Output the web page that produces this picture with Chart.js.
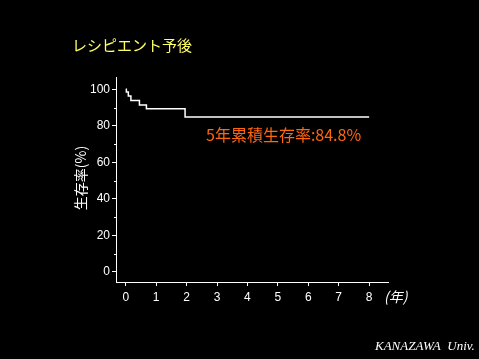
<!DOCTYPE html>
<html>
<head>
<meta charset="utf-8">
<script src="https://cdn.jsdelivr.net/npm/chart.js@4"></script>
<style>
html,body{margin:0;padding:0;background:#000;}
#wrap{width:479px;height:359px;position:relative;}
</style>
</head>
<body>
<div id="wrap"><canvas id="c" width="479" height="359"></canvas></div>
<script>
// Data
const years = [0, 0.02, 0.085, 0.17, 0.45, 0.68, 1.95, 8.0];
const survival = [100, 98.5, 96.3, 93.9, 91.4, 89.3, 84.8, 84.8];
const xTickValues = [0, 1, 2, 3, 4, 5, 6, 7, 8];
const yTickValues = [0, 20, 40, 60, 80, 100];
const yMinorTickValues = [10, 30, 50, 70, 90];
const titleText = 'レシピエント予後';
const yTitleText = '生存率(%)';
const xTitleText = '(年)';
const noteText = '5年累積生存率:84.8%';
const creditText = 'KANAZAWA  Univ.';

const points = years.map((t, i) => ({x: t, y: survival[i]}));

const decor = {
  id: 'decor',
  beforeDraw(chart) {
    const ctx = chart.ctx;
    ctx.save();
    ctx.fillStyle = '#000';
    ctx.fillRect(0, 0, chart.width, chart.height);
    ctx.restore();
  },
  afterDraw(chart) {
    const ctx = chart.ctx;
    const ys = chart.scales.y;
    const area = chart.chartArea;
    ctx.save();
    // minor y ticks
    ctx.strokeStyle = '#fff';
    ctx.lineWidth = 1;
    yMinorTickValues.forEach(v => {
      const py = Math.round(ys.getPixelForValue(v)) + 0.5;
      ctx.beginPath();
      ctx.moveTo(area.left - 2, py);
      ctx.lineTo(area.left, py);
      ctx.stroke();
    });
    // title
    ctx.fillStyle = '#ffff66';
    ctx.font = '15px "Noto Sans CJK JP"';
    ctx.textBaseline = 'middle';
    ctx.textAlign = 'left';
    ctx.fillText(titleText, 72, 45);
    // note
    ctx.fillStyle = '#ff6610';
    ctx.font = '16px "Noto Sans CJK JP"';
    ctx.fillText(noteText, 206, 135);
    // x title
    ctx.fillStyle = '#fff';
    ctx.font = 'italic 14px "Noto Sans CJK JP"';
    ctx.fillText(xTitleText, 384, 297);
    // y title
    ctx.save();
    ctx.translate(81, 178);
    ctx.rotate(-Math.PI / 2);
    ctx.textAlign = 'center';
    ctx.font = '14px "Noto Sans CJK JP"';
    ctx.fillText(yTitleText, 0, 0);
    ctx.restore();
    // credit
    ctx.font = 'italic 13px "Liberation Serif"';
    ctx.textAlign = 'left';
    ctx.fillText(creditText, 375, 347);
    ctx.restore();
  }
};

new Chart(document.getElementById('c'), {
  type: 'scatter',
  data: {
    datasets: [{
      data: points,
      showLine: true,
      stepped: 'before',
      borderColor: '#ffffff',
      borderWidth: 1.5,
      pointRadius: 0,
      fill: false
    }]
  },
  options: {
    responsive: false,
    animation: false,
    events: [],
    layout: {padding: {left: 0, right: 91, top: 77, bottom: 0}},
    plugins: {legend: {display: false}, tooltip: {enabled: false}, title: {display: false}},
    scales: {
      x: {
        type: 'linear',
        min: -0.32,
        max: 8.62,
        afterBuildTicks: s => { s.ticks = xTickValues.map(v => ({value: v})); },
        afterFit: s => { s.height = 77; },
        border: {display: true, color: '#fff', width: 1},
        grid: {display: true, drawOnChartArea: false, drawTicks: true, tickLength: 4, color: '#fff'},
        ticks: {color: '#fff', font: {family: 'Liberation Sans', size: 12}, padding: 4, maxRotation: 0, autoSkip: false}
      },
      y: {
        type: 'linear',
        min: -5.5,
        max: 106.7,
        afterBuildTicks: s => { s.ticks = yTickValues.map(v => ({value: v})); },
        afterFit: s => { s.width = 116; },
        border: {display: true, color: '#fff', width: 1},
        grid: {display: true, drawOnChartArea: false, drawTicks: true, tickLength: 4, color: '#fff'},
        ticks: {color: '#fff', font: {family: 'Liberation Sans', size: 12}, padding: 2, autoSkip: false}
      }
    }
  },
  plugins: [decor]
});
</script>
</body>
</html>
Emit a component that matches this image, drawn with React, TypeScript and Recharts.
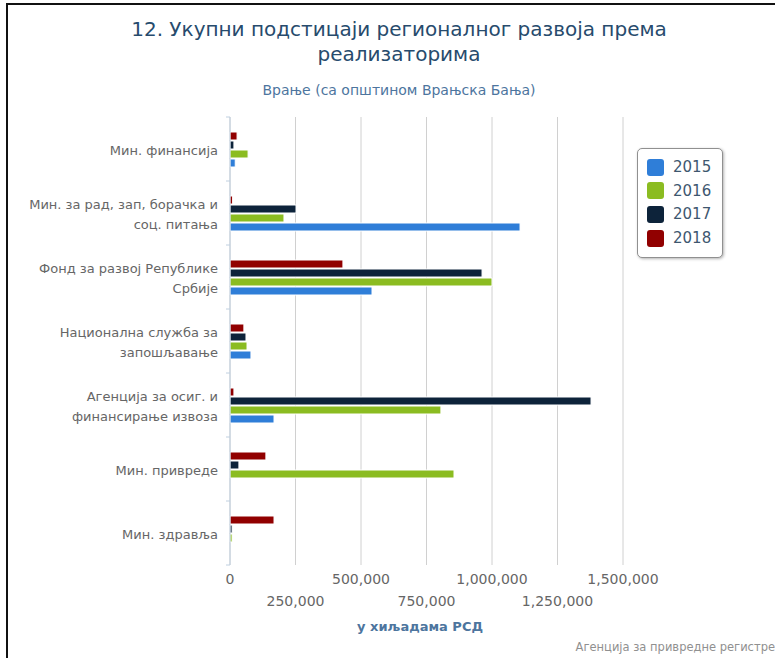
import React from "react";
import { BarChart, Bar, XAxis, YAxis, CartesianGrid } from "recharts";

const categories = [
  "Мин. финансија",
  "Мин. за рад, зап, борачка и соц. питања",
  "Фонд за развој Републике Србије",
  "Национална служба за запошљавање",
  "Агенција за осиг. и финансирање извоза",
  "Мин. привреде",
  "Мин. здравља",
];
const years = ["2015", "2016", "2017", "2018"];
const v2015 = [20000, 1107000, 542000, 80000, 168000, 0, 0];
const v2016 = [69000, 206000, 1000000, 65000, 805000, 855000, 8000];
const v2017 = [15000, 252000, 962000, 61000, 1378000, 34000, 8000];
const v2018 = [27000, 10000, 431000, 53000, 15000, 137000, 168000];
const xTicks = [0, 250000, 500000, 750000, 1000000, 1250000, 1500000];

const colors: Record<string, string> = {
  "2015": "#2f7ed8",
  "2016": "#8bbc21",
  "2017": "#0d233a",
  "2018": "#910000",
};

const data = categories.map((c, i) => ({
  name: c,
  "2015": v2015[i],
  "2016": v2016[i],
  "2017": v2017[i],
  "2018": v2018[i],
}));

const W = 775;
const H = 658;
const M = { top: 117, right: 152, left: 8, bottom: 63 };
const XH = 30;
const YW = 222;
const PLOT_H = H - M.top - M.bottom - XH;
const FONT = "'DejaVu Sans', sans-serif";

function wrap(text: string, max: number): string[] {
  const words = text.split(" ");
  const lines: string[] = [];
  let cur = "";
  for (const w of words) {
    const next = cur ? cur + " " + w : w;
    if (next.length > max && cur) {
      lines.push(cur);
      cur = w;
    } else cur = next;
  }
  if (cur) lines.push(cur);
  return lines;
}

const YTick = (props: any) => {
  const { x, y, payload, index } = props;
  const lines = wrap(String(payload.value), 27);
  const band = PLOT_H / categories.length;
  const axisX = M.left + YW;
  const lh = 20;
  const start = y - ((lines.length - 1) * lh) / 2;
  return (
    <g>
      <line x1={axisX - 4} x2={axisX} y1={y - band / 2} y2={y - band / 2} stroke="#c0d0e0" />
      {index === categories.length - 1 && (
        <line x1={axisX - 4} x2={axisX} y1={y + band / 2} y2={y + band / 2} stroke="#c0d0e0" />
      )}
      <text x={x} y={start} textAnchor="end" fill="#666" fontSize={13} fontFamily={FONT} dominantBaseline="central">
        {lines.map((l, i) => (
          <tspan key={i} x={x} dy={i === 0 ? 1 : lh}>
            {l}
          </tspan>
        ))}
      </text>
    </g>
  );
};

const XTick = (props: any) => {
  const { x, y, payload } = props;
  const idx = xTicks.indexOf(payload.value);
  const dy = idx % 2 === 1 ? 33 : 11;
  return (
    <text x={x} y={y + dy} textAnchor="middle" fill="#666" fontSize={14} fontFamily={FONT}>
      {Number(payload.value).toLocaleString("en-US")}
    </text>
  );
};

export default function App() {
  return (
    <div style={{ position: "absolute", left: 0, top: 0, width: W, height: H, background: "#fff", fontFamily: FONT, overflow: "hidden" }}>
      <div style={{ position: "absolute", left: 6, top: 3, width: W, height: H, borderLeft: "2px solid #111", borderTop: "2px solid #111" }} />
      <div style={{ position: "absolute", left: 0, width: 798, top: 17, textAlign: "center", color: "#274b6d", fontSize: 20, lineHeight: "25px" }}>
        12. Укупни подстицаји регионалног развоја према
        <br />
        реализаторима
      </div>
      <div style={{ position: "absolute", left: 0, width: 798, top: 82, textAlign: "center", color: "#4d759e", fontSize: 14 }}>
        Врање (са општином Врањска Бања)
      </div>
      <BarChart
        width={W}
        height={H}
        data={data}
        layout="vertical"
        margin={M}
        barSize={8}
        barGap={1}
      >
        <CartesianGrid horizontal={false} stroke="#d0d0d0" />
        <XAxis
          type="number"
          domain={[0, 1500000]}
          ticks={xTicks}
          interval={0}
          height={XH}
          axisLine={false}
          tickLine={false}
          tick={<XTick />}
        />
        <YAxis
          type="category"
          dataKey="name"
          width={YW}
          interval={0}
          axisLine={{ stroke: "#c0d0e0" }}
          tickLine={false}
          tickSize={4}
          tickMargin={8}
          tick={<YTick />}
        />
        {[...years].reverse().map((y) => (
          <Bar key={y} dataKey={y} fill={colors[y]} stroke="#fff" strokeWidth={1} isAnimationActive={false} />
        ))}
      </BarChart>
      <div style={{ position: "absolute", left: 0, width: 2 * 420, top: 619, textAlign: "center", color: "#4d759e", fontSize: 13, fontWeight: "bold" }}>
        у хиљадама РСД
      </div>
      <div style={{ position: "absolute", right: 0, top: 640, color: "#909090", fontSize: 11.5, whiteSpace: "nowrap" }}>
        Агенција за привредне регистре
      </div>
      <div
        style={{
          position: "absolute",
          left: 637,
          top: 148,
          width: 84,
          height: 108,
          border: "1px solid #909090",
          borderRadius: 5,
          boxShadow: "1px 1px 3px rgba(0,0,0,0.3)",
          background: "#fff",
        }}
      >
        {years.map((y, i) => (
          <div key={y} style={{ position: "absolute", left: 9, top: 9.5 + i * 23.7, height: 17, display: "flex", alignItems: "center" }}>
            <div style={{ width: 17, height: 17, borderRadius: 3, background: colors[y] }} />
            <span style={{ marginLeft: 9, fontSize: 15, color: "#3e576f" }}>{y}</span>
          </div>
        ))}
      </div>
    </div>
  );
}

....

| AIM OF THE TASK |
The first line to give again is the one with "Emit a component", and the last is the one with "XAxis, YAxis, CartesianGrid". Repeat them and everything between exactly, minus the pictures.

| WORKED ANSWER |
Emit a component that matches this image, drawn with React, TypeScript and Recharts.
import React from "react";
import { BarChart, Bar, XAxis, YAxis, CartesianGrid } from "recharts";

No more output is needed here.